The lights on my Christmas tree aren’t just a pretty decoration. Each time I look at the tree in my living room all lit up, I see Jesus. He is the light of the world. Jesus came from heaven to earth as a tiny baby to save us from our sin.

Then Jesus again spoke to them, saying, “I am the Light of the world; he who follows Me will not walk in the darkness, but will have the Light of life.” 

John 8:12, NASB 

Light came into this dark world to save us. Without Jesus there is darkness, spiritual darkness. It can be a bright sunny day, yet totally dark without knowing Jesus as Savior. His beautiful light lives in those of us who have said yes to Him. It doesn’t matter how gray the skies are, or how dark the world is, Jesus’ light lives in His followers because He is the light. That’s a miracle.

“If a man could travel so fast as always to follow the sun, of course he would always be in the light. If the day should ever come when the speed of the railway shall be equal to the speed of the world’s motion, then a man may so live as to never lose the light. Now he that follows Christ shall never walk in darkness.” 

-Charles Spurgeon 

Every time you see a Christmas tree strung with beautiful lights may it be a reminder of God’s light. God’s only son, Jesus, is the light of the world. His glorious light lives in each of us who have received Him as Savior through faith. Do you know Jesus as your Savior? His light can live in you too if you trust in Him today. 

Merry Christmas!

Love and blessings to all of you,

Meghan 

If you need prayer just drop me an email. Go to my contact page for info. 

Faith, Jesus

The Widow’s Offering

I had a moment the other day. A moment of feeling less than. I usually try to keep my eyes on God, and just focus on what is in front of me. In my weakness, I looked around and saw everything that I wasn’t. Lord, how am I going to do what you’ve called me to do? I don’t have some huge sphere of influence. I don’t have thousands or millions of followers. I will never be that. My gifts are small.

Immediately the Holy Spirit said, “The Widow’s Offering”. I knew exactly what that meant. Right away I pictured a woman with two coins in her hand giving her small offering. This is not a Bible story I have read recently. I’ve never even given it much thought until now.

The Widow’s Offering

41 Jesus sat down opposite the place where the offerings were put and watched the crowd putting their money into the temple treasury.
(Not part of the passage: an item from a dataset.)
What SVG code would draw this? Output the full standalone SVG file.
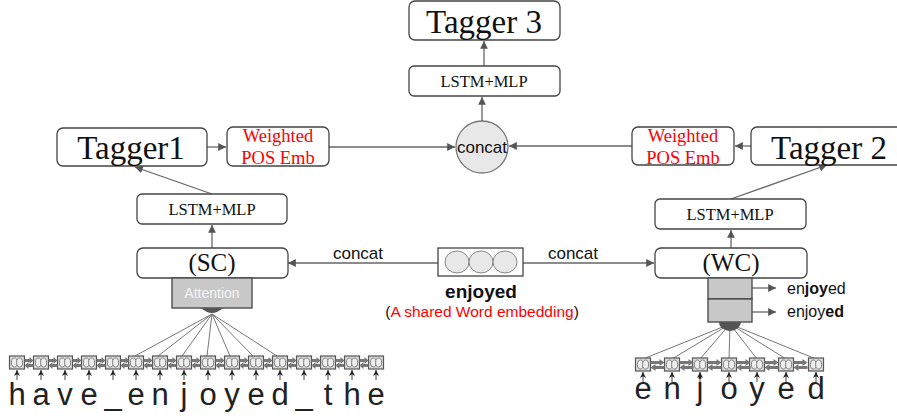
<svg xmlns="http://www.w3.org/2000/svg" xmlns:xlink="http://www.w3.org/1999/xlink" width="897" height="419" viewBox="0 0 897 419">
<style>
.box{fill:#fff;stroke:#444;stroke-width:1.3}
.ser{font-family:"Liberation Serif","Times New Roman",serif;fill:#111}
.sans{font-family:"Liberation Sans",Arial,sans-serif;fill:#111}
.red{fill:#f00}
.con{stroke:#666;stroke-width:1.3;fill:none}
.fan{stroke:#777;stroke-width:1;fill:none}
.gray{fill:#c8c8c8;stroke:#444;stroke-width:1.3}
.lt{fill:#222;font-family:"Liberation Sans",Arial,sans-serif;font-size:31px;text-anchor:middle}
.cellb{fill:#ddd;stroke:#555;stroke-width:1.2}
.cello{fill:#eee;stroke:#666;stroke-width:0.8}
.barr{fill:#777}
.up{stroke:#444;stroke-width:1;fill:none}
</style>
<defs>
<marker id="ah" viewBox="0 0 10 10" refX="10" refY="5" markerWidth="6" markerHeight="6" orient="auto"><path d="M0,0 L10,5 L0,10 z" fill="#555"/></marker>
<marker id="ahs" viewBox="0 0 10 10" refX="10" refY="5" markerWidth="6" markerHeight="7" orient="auto"><path d="M0,0 L10,5 L0,10 L3,5 z" fill="#222"/></marker>
<g id="cell">
<rect class="cellb" x="-7.5" y="0" width="15" height="13"/>
<ellipse class="cello" cx="-2.6" cy="6.5" rx="3" ry="4.5"/>
<ellipse class="cello" cx="2.6" cy="6.5" rx="3" ry="4.5"/>
</g>
<g id="bi">
<path class="barr" d="M0,2 L5,2 L5,0 L9,3.5 L5,7 L5,5 L0,5 z"/>
<path class="barr" d="M9,7 L4,7 L4,5 L0,8.5 L4,12 L4,10 L9,10 z"/>
</g>
<g id="biw">
<path class="barr" d="M0,2 L9,2 L9,0 L14,3.5 L9,7 L9,5 L0,5 z"/>
<path class="barr" d="M14,7 L5,7 L5,5 L0,8.5 L5,12 L5,10 L14,10 z"/>
</g>
</defs>

<g id="connectors">
<line class="con" x1="484" y1="66" x2="484" y2="41" marker-end="url(#ah)"/>
<line class="con" x1="482" y1="121" x2="482" y2="97" marker-end="url(#ah)"/>
<line class="con" x1="207" y1="147" x2="226" y2="147" marker-end="url(#ah)"/>
<line class="con" x1="329" y1="147" x2="455" y2="147" marker-end="url(#ah)"/>
<line class="con" x1="751" y1="146" x2="735" y2="146" marker-end="url(#ah)"/>
<line class="con" x1="632" y1="146" x2="509" y2="146" marker-end="url(#ah)"/>
<line class="con" x1="212" y1="194" x2="135" y2="167" marker-end="url(#ah)"/>
<line class="con" x1="731" y1="199" x2="827" y2="165" marker-end="url(#ah)"/>
<line class="con" x1="212" y1="248" x2="212" y2="225" marker-end="url(#ah)"/>
<line class="con" x1="731" y1="248" x2="731" y2="230" marker-end="url(#ah)"/>
<line class="con" x1="438" y1="263" x2="288" y2="263" marker-end="url(#ah)"/>
<line class="con" x1="523" y1="263" x2="654" y2="263" marker-end="url(#ah)"/>
<text class="sans" x="358" y="259" font-size="17" text-anchor="middle">concat</text>
<text class="sans" x="573" y="259" font-size="17" text-anchor="middle">concat</text>
<line class="con" x1="752" y1="288" x2="776" y2="288" marker-end="url(#ah)"/>
<line class="con" x1="752" y1="312" x2="776" y2="312" marker-end="url(#ah)"/>
<g class="fan">
<line x1="212" y1="314" x2="135" y2="356"/>
<line x1="212" y1="314" x2="158" y2="356"/>
<line x1="212" y1="314" x2="182" y2="356"/>
<line x1="212" y1="314" x2="207" y2="356"/>
<line x1="212" y1="314" x2="230" y2="356"/>
<line x1="212" y1="314" x2="253" y2="356"/>
<line x1="212" y1="314" x2="277" y2="356"/>
</g>
<g class="fan">
<line x1="730" y1="324" x2="643" y2="359"/>
<line x1="730" y1="324" x2="672" y2="359"/>
<line x1="730" y1="324" x2="700" y2="359"/>
<line x1="730" y1="324" x2="729" y2="359"/>
<line x1="730" y1="324" x2="757" y2="359"/>
<line x1="730" y1="324" x2="786" y2="359"/>
<line x1="730" y1="324" x2="816" y2="359"/>
</g>
</g>

<g id="tagger3">
<rect class="box" x="409" y="1" width="151" height="39" rx="6"/>
<text class="ser" x="484" y="33" font-size="33" text-anchor="middle">Tagger 3</text>
</g>
<g id="lstm3">
<rect class="box" x="409" y="66" width="151" height="30" rx="5"/>
<text class="ser" x="484" y="87" font-size="16.5" text-anchor="middle">LSTM+MLP</text>
</g>
<g id="concat">
<circle cx="482" cy="147" r="26" fill="#e8e8e8" stroke="#777" stroke-width="1.3"/>
<text class="sans" x="482" y="153" font-size="17" text-anchor="middle">concat</text>
</g>
<g id="tagger1">
<rect class="box" x="57" y="128" width="150" height="38" rx="6"/>
<text class="ser" x="131" y="159" font-size="33" text-anchor="middle">Tagger1</text>
</g>
<g id="wpos1">
<rect class="box" x="227" y="127" width="102" height="39" rx="6"/>
<text class="ser red" x="278" y="142" font-size="18.5" text-anchor="middle">Weighted</text>
<text class="ser red" x="278" y="164" font-size="18.5" text-anchor="middle">POS Emb</text>
</g>
<g id="wpos2">
<rect class="box" x="632" y="127" width="102" height="38" rx="6"/>
<text class="ser red" x="683" y="142" font-size="18.5" text-anchor="middle">Weighted</text>
<text class="ser red" x="683" y="164" font-size="18.5" text-anchor="middle">POS Emb</text>
</g>
<g id="tagger2">
<rect class="box" x="751" y="127" width="160" height="38" rx="6"/>
<text class="ser" x="829" y="159" font-size="33" text-anchor="middle">Tagger 2</text>
</g>
<g id="lstm1">
<rect class="box" x="137" y="194" width="150" height="30" rx="5"/>
<text class="ser" x="212" y="215" font-size="16.5" text-anchor="middle">LSTM+MLP</text>
</g>
<g id="lstm2">
<rect class="box" x="655" y="199" width="151" height="30" rx="5"/>
<text class="ser" x="730" y="220" font-size="16.5" text-anchor="middle">LSTM+MLP</text>
</g>
<g id="sc">
<rect class="box" x="137" y="248" width="151" height="30" rx="6"/>
<text class="ser" x="212" y="271" font-size="25" text-anchor="middle">(SC)</text>
</g>
<g id="attention">
<rect class="gray" x="172" y="278" width="80" height="30"/>
<text x="212" y="298" font-size="14" text-anchor="middle" fill="#f4f4f4" font-family="Liberation Sans, Arial, sans-serif">Attention</text>
<path d="M201,308 Q212,318 223,308 z" fill="#555"/>
</g>
<g id="wc">
<rect class="box" x="655" y="248" width="152" height="30" rx="6"/>
<text class="ser" x="731" y="271" font-size="25" text-anchor="middle">(WC)</text>
</g>
<g id="wc-outputs">
<rect class="gray" x="708" y="278" width="44" height="21"/>
<rect class="gray" x="708" y="299" width="44" height="23"/>
<path d="M719,322 A11,9 0 0 0 741,322 z" fill="#555"/>
<text class="sans" x="787" y="294" font-size="16">en<tspan font-weight="bold">joy</tspan>ed</text>
<text class="sans" x="787" y="317" font-size="16">enjoy<tspan font-weight="bold">ed</tspan></text>
</g>
<g id="embedding">
<rect x="438" y="248" width="85" height="28" fill="#fff" stroke="#444" stroke-width="1.3"/>
<ellipse cx="457" cy="262" rx="12" ry="11" fill="#e8e8e8" stroke="#888"/>
<ellipse cx="481" cy="262" rx="12" ry="11" fill="#e8e8e8" stroke="#888"/>
<ellipse cx="505" cy="262" rx="12" ry="11" fill="#e8e8e8" stroke="#888"/>
<text class="sans" x="481" y="298" font-size="19" font-weight="bold" text-anchor="middle">enjoyed</text>
<text class="sans" x="482" y="317" font-size="15.5" text-anchor="middle">(<tspan fill="#f00">A shared Word embedding</tspan>)</text>
</g>

<g id="char-lstm-left">
<use xlink:href="#cell" x="17" y="356"/>
<use xlink:href="#cell" x="41" y="356"/>
<use xlink:href="#cell" x="65" y="356"/>
<use xlink:href="#cell" x="89" y="356"/>
<use xlink:href="#cell" x="113" y="356"/>
<use xlink:href="#cell" x="136" y="356"/>
<use xlink:href="#cell" x="160" y="356"/>
<use xlink:href="#cell" x="184" y="356"/>
<use xlink:href="#cell" x="208" y="356"/>
<use xlink:href="#cell" x="232" y="356"/>
<use xlink:href="#cell" x="256" y="356"/>
<use xlink:href="#cell" x="280" y="356"/>
<use xlink:href="#cell" x="304" y="356"/>
<use xlink:href="#cell" x="328" y="356"/>
<use xlink:href="#cell" x="352" y="356"/>
<use xlink:href="#cell" x="376" y="356"/>
<use xlink:href="#bi" x="24.5" y="357"/>
<use xlink:href="#bi" x="48.5" y="357"/>
<use xlink:href="#bi" x="72.5" y="357"/>
<use xlink:href="#bi" x="96.5" y="357"/>
<use xlink:href="#bi" x="120.5" y="357"/>
<use xlink:href="#bi" x="143.5" y="357"/>
<use xlink:href="#bi" x="167.5" y="357"/>
<use xlink:href="#bi" x="191.5" y="357"/>
<use xlink:href="#bi" x="215.5" y="357"/>
<use xlink:href="#bi" x="239.5" y="357"/>
<use xlink:href="#bi" x="263.5" y="357"/>
<use xlink:href="#bi" x="287.5" y="357"/>
<use xlink:href="#bi" x="311.5" y="357"/>
<use xlink:href="#bi" x="335.5" y="357"/>
<use xlink:href="#bi" x="359.5" y="357"/>
<g class="up">
<line x1="17" y1="380" x2="17" y2="370" marker-end="url(#ahs)"/>
<line x1="41" y1="380" x2="41" y2="370" marker-end="url(#ahs)"/>
<line x1="65" y1="380" x2="65" y2="370" marker-end="url(#ahs)"/>
<line x1="89" y1="380" x2="89" y2="370" marker-end="url(#ahs)"/>
<line x1="113" y1="380" x2="113" y2="370" marker-end="url(#ahs)"/>
<line x1="136" y1="380" x2="136" y2="370" marker-end="url(#ahs)"/>
<line x1="160" y1="380" x2="160" y2="370" marker-end="url(#ahs)"/>
<line x1="184" y1="380" x2="184" y2="370" marker-end="url(#ahs)"/>
<line x1="208" y1="380" x2="208" y2="370" marker-end="url(#ahs)"/>
<line x1="232" y1="380" x2="232" y2="370" marker-end="url(#ahs)"/>
<line x1="256" y1="380" x2="256" y2="370" marker-end="url(#ahs)"/>
<line x1="280" y1="380" x2="280" y2="370" marker-end="url(#ahs)"/>
<line x1="304" y1="380" x2="304" y2="370" marker-end="url(#ahs)"/>
<line x1="328" y1="380" x2="328" y2="370" marker-end="url(#ahs)"/>
<line x1="352" y1="380" x2="352" y2="370" marker-end="url(#ahs)"/>
<line x1="376" y1="380" x2="376" y2="370" marker-end="url(#ahs)"/>
</g>
<text class="lt" x="17" y="405">h</text>
<text class="lt" x="41" y="405">a</text>
<text class="lt" x="65" y="405">v</text>
<text class="lt" x="89" y="405">e</text>
<text class="lt" x="113" y="405">_</text>
<text class="lt" x="136" y="405">e</text>
<text class="lt" x="160" y="405">n</text>
<text class="lt" x="184" y="405">j</text>
<text class="lt" x="208" y="405">o</text>
<text class="lt" x="232" y="405">y</text>
<text class="lt" x="256" y="405">e</text>
<text class="lt" x="280" y="405">d</text>
<text class="lt" x="304" y="405">_</text>
<text class="lt" x="328" y="405">t</text>
<text class="lt" x="352" y="405">h</text>
<text class="lt" x="376" y="405">e</text>
</g>

<g id="char-lstm-right">
<use xlink:href="#cell" x="643" y="358"/>
<use xlink:href="#cell" x="672" y="358"/>
<use xlink:href="#cell" x="700" y="358"/>
<use xlink:href="#cell" x="729" y="358"/>
<use xlink:href="#cell" x="757" y="358"/>
<use xlink:href="#cell" x="786" y="358"/>
<use xlink:href="#cell" x="816" y="358"/>
<use xlink:href="#biw" x="650.5" y="359"/>
<use xlink:href="#biw" x="679.5" y="359"/>
<use xlink:href="#biw" x="707.5" y="359"/>
<use xlink:href="#biw" x="736.5" y="359"/>
<use xlink:href="#biw" x="764.5" y="359"/>
<use xlink:href="#biw" x="793.5" y="359"/>
<g class="up">
<line x1="643" y1="382" x2="643" y2="372" marker-end="url(#ahs)"/>
<line x1="672" y1="382" x2="672" y2="372" marker-end="url(#ahs)"/>
<line x1="700" y1="382" x2="700" y2="372" marker-end="url(#ahs)"/>
<line x1="729" y1="382" x2="729" y2="372" marker-end="url(#ahs)"/>
<line x1="757" y1="382" x2="757" y2="372" marker-end="url(#ahs)"/>
<line x1="786" y1="382" x2="786" y2="372" marker-end="url(#ahs)"/>
<line x1="816" y1="382" x2="816" y2="372" marker-end="url(#ahs)"/>
</g>
<text class="lt" x="643" y="399" font-size="32">e</text>
<text class="lt" x="672" y="399" font-size="32">n</text>
<text class="lt" x="700" y="399" font-size="32">j</text>
<text class="lt" x="729" y="399" font-size="32">o</text>
<text class="lt" x="757" y="399" font-size="32">y</text>
<text class="lt" x="786" y="399" font-size="32">e</text>
<text class="lt" x="816" y="399" font-size="32">d</text>
</g>
</svg>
Many rich people threw in large amounts.42 But a poor widow came and put in two very small copper coins, worth only a few cents.

43 Calling his disciples to him, Jesus said, “Truly I tell you, this poor widow has put more into the treasury than all the others.44 They all gave out of their wealth; but she, out of her poverty, put in everything—all she had to live on.”

Mark 12:41-44, NIV

When Jesus was watching all the people leave their temple offerings, He knew each person’s heart. Jesus knew how much money each one gave and why. Jesus noticed what no one else did. While everyone was probably looking at the wealthy throw their money into the temple treasury, Jesus noticed the widow. 

The wealthy were impressive with their large amounts of money being deposited. It made a lot of noise as it went into the box, and made them look great. But Jesus paid close attention to the widow, not to the wealthy. That does not mean the wealthy do not matter. In that instance the widow stood out. Her offering was everything she had. When the widow dropped those two coins in, only Jesus noticed.

Why?

Because Jesus knew what she gave and He knew her heart. She was poor and a widow. That’s a double whammy in that world. Yet, with everything against her, the widow gave her two small coins. The widow had great faith, so much so that Jesus said, “she put more in the treasury than all the others.”

God always sees what we do not. The widow’s tiny offering was counted as more than all the others. She gave sacrificially, out of love. The wealthy were giving out of ease and obligation. It was no real sacrifice to throw in large amounts of money. 

The widow had big faith. She could have easily held on to her last two coins, but she didn’t. She gave her best. The widow gave it all to God. She trusted God to take her insignificant offering and do something great with it. 

I want the faith of the widow. So many times I take my two small coins, shine them up, and hand them to Jesus. He never turns them away. Then there are days and moments, like I had the other day, where I doubt myself. I doubt that God can use my tiny offerings of my writing, my prayers, my time. I drop my coins in thinking they are unnoticed. 

What I consider a meager gift is seen as a treasure in God’s eyes. He knows our motives. He knows our hearts. He also knows what abilities, and resources we’ve got. He gives to each of us differently. My best for God may look completely different than yours. 

The widow was a woman in need, yet she gave God everything. I want to give God my best. No matter how small that may look. No matter if all I’ve got to give Him is two small coins. I want to give God my best when it’s all I have left.  

God will take what looks like not enough and make something beautiful. 

Love you all,

Meghan 

 

Father God,

Thank you that you see things we cannot. Help us all to give you the best of our time, our money, our gifts and talents. May we glorify you in all that we do. Take our best, even if it’s two small coins and make it something great in your Kingdom.